WARSAW — City Council is exploring the idea of hiring its own attorney.
The move, if embraced, would apparently be the first in the city’s history and is not something done in cities the size of Warsaw.
The debate sets up a somewhat awkward conversation between council members, Mayor Joe Thallemer and city attorney Scott Reust, who reports to Thallemer. And while council expressed appreciation for the city attorney, several said they would like to have an independent source for legal advice.
Talk of hiring an attorney that council members could turn to first came up in late March when some council members were upset with an incident involving Police Chief Scott Whitaker and wanted to look into the matter further over how he handled an alleged impaired driver.
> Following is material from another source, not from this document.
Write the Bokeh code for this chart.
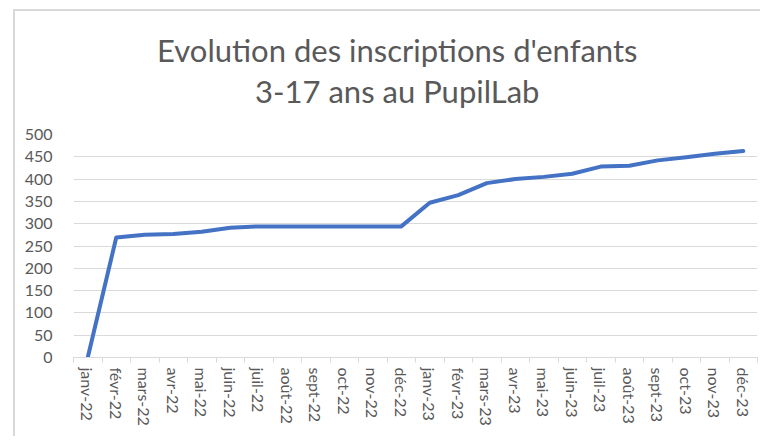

The issue with Whitaker was set aside after a strong show of support from police personnel, but some council members indicated Monday they want to have an attorney available for other questions in the future.
Different sized cities operate differently when it comes to legal advice for the legislative branch. Larger cities, defined as class 2 cities, have the council president preside over council meetings and can rely on their own attorney to draft ordinances and look into issues.
In the smaller class 3 cities, such as Warsaw, the mayor presides over council meetings and uses the city attorney to draft ordinances and give advice.
Council President Diane Quance brought up the subject Monday, saying several council members brought the idea to her.
She proposed the creation of a task force to study the issue but had some reservations.
She warned that such an arrangement would require all council members working in unison.
“I also have a concern that this person not get seven different calls from seven different people who just want to chat. That would be an expensive conversation and I don’t think that’s fair to the people out here paying the bill,” Quance said.
Nevertheless, Quance moved forward with the plan and asked that anyone interested in serving on the three-member task force contact her.
Councilman Jeff Grose emerged as the chief opponent to the idea.
Both Grose and Thallemer pointed out that council members have access to the city attorney and an attorney through a state association of municipalities as well as Indiana Public Access Counselor for issues related to Indiana Open Door Law.
Grose said he opposes the idea and pointed to the difficulties of drafting a policy on how the attorney would be used. Cost is another issue.
He said he’s always felt comfortable going to the city attorney for advice and thinks council has other available options if needed.
“The protocol and costs are big red flags for me,” Grose said.
Councilman Michael Klondaris said he doesn’t think it would cost that much money and that he would be the first to speak out if it doesn’t go well.
“I just think it’s good to have somebody we can call and talk about issues that we may be experiencing, who we know has our interests as a legislative body at heart,” Klondaris said. “It’s new territory. It’s not been done before.”
Councilman Jack Wilhite said he just learned of the discussion Monday.
Councilman Ron Shoemaker, who brought up the subject months ago in light of the Whitaker controversy, said hiring an attorney for the council could result in better government.
Councilman Jerry Frush said he thinks he’d like council to have the option.
Thallemer, while saying he would not stand in the way of whatever council wanted to do, expressed concern over spending money and potentially duplicating services.
At the same time, he added if there is legitimate conflict, council should have the opportunity to seek advice
He said he’s been told that councils that have sought to have attorneys have run into competing interests, namely “collective desires” versus individual desires.
Councilmember Cindy Dobbins did not attend Monday’s meeting.
Quance did not outline a timetable for the task force.